§ Challenge: Write the data out again exactly, with no pictures.

§ Collected data:

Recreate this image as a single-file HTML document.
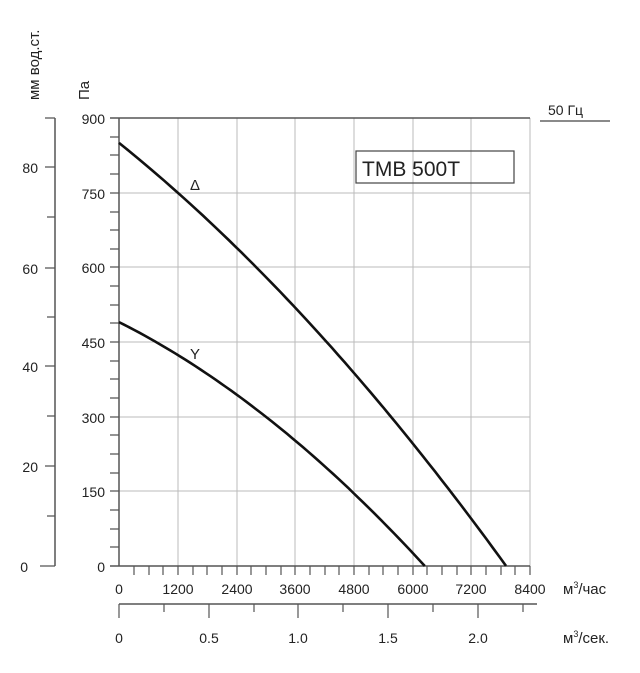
<!DOCTYPE html>
<html><head><meta charset="utf-8"><style>body{margin:0;background:#fff}</style></head><body>
<svg width="640" height="668" xmlns="http://www.w3.org/2000/svg" font-family="Liberation Sans, DejaVu Sans, sans-serif" fill="#222">
<g stroke="#bbb" stroke-width="1">
<line x1="178" y1="118" x2="178" y2="566"/><line x1="237" y1="118" x2="237" y2="566"/><line x1="295" y1="118" x2="295" y2="566"/><line x1="354" y1="118" x2="354" y2="566"/><line x1="413" y1="118" x2="413" y2="566"/><line x1="471" y1="118" x2="471" y2="566"/><line x1="530" y1="118" x2="530" y2="566"/>
<line x1="119" y1="193" x2="530" y2="193"/><line x1="119" y1="267" x2="530" y2="267"/><line x1="119" y1="342" x2="530" y2="342"/><line x1="119" y1="417" x2="530" y2="417"/><line x1="119" y1="491" x2="530" y2="491"/>
</g>
<g stroke="#555" stroke-width="1.5" fill="none">
<line x1="110" y1="118" x2="530" y2="118"/><line x1="110" y1="566" x2="530" y2="566"/>
<line x1="119" y1="118" x2="119" y2="566"/>
<line x1="55" y1="118" x2="55" y2="566"/>
<line x1="119" y1="604" x2="537" y2="604"/>
</g>
<g stroke="#555" stroke-width="1.2">
<path d="M110 137H119M110 155H119M110 174H119M110 212H119M110 230H119M110 249H119M110 286H119M110 305H119M110 323H119M110 361H119M110 379H119M110 398H119M110 435H119M110 454H119M110 473H119M110 510H119M110 529H119M110 547H119M110 193H119M110 267H119M110 342H119M110 417H119M110 491H119"/>
<path d="M45 118H55M45 167H55M47 217H55M45 268H55M47 317H55M45 366H55M47 416H55M45 466H55M47 516H55M40 566H55"/>
<path d="M134 566V575M149 566V575M163 566V575M178 566V575M193 566V575M207 566V575M222 566V575M237 566V575M251 566V575M266 566V575M281 566V575M295 566V575M310 566V575M325 566V575M339 566V575M354 566V575M369 566V575M383 566V575M398 566V575M413 566V575M427 566V575M442 566V575M457 566V575M471 566V575M486 566V575M501 566V575M515 566V575M530 566V575"/>
<path d="M119 604V618M209 604V618M298 604V618M388 604V618M478 604V618M164 604V612M254 604V612M343 604V612M433 604V612M523 604V612"/>
</g>
<g stroke="#111" stroke-width="2.6" fill="none">
<path id="d1"/>
<path id="d2"/>
</g>
<g font-size="14" text-anchor="end">
<text x="105" y="124">900</text><text x="105" y="199">750</text><text x="105" y="273">600</text><text x="105" y="348">450</text><text x="105" y="423">300</text><text x="105" y="497">150</text><text x="105" y="572">0</text>
<text x="38" y="173">80</text><text x="38" y="274">60</text><text x="38" y="372">40</text><text x="38" y="472">20</text><text x="28" y="572">0</text>
</g>
<g font-size="14" text-anchor="middle">
<text x="119" y="594">0</text><text x="178" y="594">1200</text><text x="237" y="594">2400</text><text x="295" y="594">3600</text><text x="354" y="594">4800</text><text x="413" y="594">6000</text><text x="471" y="594">7200</text><text x="530" y="594">8400</text>
<text x="119" y="643">0</text><text x="209" y="643">0.5</text><text x="298" y="643">1.0</text><text x="388" y="643">1.5</text><text x="478" y="643">2.0</text>
</g>
<text x="563" y="594" font-size="15">м<tspan font-size="9" dy="-6">3</tspan><tspan dy="6">/час</tspan></text>
<text x="563" y="643" font-size="15">м<tspan font-size="9" dy="-6">3</tspan><tspan dy="6">/сек.</tspan></text>
<text x="190" y="190" font-size="15">Δ</text><text x="190" y="359" font-size="15">Y</text>
<rect x="356" y="151" width="158" height="32" fill="none" stroke="#444" stroke-width="1.2"/>
<text x="362" y="176" font-size="21">TMB 500T</text>
<text x="548" y="115" font-size="14">50 Гц</text>
<line x1="540" y1="121" x2="610" y2="121" stroke="#444" stroke-width="1.2"/>
<text transform="translate(39,100) rotate(-90)" font-size="15">мм вод.ст.</text>
<text transform="translate(89,100) rotate(-90)" font-size="15">Па</text>
</svg>
<script>
function mk(p0,b,a,qmax){var s="";for(var i=0;i<=60;i++){var q=qmax*i/60;var P=p0-b*q-a*q*q;if(P<0)P=0;var x=119+q*411/8400,y=566-P*448/900;s+=(i?"L":"M")+x.toFixed(1)+" "+y.toFixed(1);}return s;}
document.getElementById("d1").setAttribute("d",mk(850,0.0790,3.595e-6,7910));
document.getElementById("d2").setAttribute("d",mk(490,0.04944,4.634e-6,6250));
</script>
</body></html>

§ Complete response:
Recreate this image as a single-file HTML document.
<!DOCTYPE html>
<html><head><meta charset="utf-8"><style>body{margin:0;background:#fff}</style></head><body>
<svg width="640" height="668" xmlns="http://www.w3.org/2000/svg" font-family="Liberation Sans, DejaVu Sans, sans-serif" fill="#222">
<g stroke="#bbb" stroke-width="1">
<line x1="178" y1="118" x2="178" y2="566"/><line x1="237" y1="118" x2="237" y2="566"/><line x1="295" y1="118" x2="295" y2="566"/><line x1="354" y1="118" x2="354" y2="566"/><line x1="413" y1="118" x2="413" y2="566"/><line x1="471" y1="118" x2="471" y2="566"/><line x1="530" y1="118" x2="530" y2="566"/>
<line x1="119" y1="193" x2="530" y2="193"/><line x1="119" y1="267" x2="530" y2="267"/><line x1="119" y1="342" x2="530" y2="342"/><line x1="119" y1="417" x2="530" y2="417"/><line x1="119" y1="491" x2="530" y2="491"/>
</g>
<g stroke="#555" stroke-width="1.5" fill="none">
<line x1="110" y1="118" x2="530" y2="118"/><line x1="110" y1="566" x2="530" y2="566"/>
<line x1="119" y1="118" x2="119" y2="566"/>
<line x1="55" y1="118" x2="55" y2="566"/>
<line x1="119" y1="604" x2="537" y2="604"/>
</g>
<g stroke="#555" stroke-width="1.2">
<path d="M110 137H119M110 155H119M110 174H119M110 212H119M110 230H119M110 249H119M110 286H119M110 305H119M110 323H119M110 361H119M110 379H119M110 398H119M110 435H119M110 454H119M110 473H119M110 510H119M110 529H119M110 547H119M110 193H119M110 267H119M110 342H119M110 417H119M110 491H119"/>
<path d="M45 118H55M45 167H55M47 217H55M45 268H55M47 317H55M45 366H55M47 416H55M45 466H55M47 516H55M40 566H55"/>
<path d="M134 566V575M149 566V575M163 566V575M178 566V575M193 566V575M207 566V575M222 566V575M237 566V575M251 566V575M266 566V575M281 566V575M295 566V575M310 566V575M325 566V575M339 566V575M354 566V575M369 566V575M383 566V575M398 566V575M413 566V575M427 566V575M442 566V575M457 566V575M471 566V575M486 566V575M501 566V575M515 566V575M530 566V575"/>
<path d="M119 604V618M209 604V618M298 604V618M388 604V618M478 604V618M164 604V612M254 604V612M343 604V612M433 604V612M523 604V612"/>
</g>
<g stroke="#111" stroke-width="2.6" fill="none">
<path id="d1"/>
<path id="d2"/>
</g>
<g font-size="14" text-anchor="end">
<text x="105" y="124">900</text><text x="105" y="199">750</text><text x="105" y="273">600</text><text x="105" y="348">450</text><text x="105" y="423">300</text><text x="105" y="497">150</text><text x="105" y="572">0</text>
<text x="38" y="173">80</text><text x="38" y="274">60</text><text x="38" y="372">40</text><text x="38" y="472">20</text><text x="28" y="572">0</text>
</g>
<g font-size="14" text-anchor="middle">
<text x="119" y="594">0</text><text x="178" y="594">1200</text><text x="237" y="594">2400</text><text x="295" y="594">3600</text><text x="354" y="594">4800</text><text x="413" y="594">6000</text><text x="471" y="594">7200</text><text x="530" y="594">8400</text>
<text x="119" y="643">0</text><text x="209" y="643">0.5</text><text x="298" y="643">1.0</text><text x="388" y="643">1.5</text><text x="478" y="643">2.0</text>
</g>
<text x="563" y="594" font-size="15">м<tspan font-size="9" dy="-6">3</tspan><tspan dy="6">/час</tspan></text>
<text x="563" y="643" font-size="15">м<tspan font-size="9" dy="-6">3</tspan><tspan dy="6">/сек.</tspan></text>
<text x="190" y="190" font-size="15">Δ</text><text x="190" y="359" font-size="15">Y</text>
<rect x="356" y="151" width="158" height="32" fill="none" stroke="#444" stroke-width="1.2"/>
<text x="362" y="176" font-size="21">TMB 500T</text>
<text x="548" y="115" font-size="14">50 Гц</text>
<line x1="540" y1="121" x2="610" y2="121" stroke="#444" stroke-width="1.2"/>
<text transform="translate(39,100) rotate(-90)" font-size="15">мм вод.ст.</text>
<text transform="translate(89,100) rotate(-90)" font-size="15">Па</text>
</svg>
<script>
function mk(p0,b,a,qmax){var s="";for(var i=0;i<=60;i++){var q=qmax*i/60;var P=p0-b*q-a*q*q;if(P<0)P=0;var x=119+q*411/8400,y=566-P*448/900;s+=(i?"L":"M")+x.toFixed(1)+" "+y.toFixed(1);}return s;}
document.getElementById("d1").setAttribute("d",mk(850,0.0790,3.595e-6,7910));
document.getElementById("d2").setAttribute("d",mk(490,0.04944,4.634e-6,6250));
</script>
</body></html>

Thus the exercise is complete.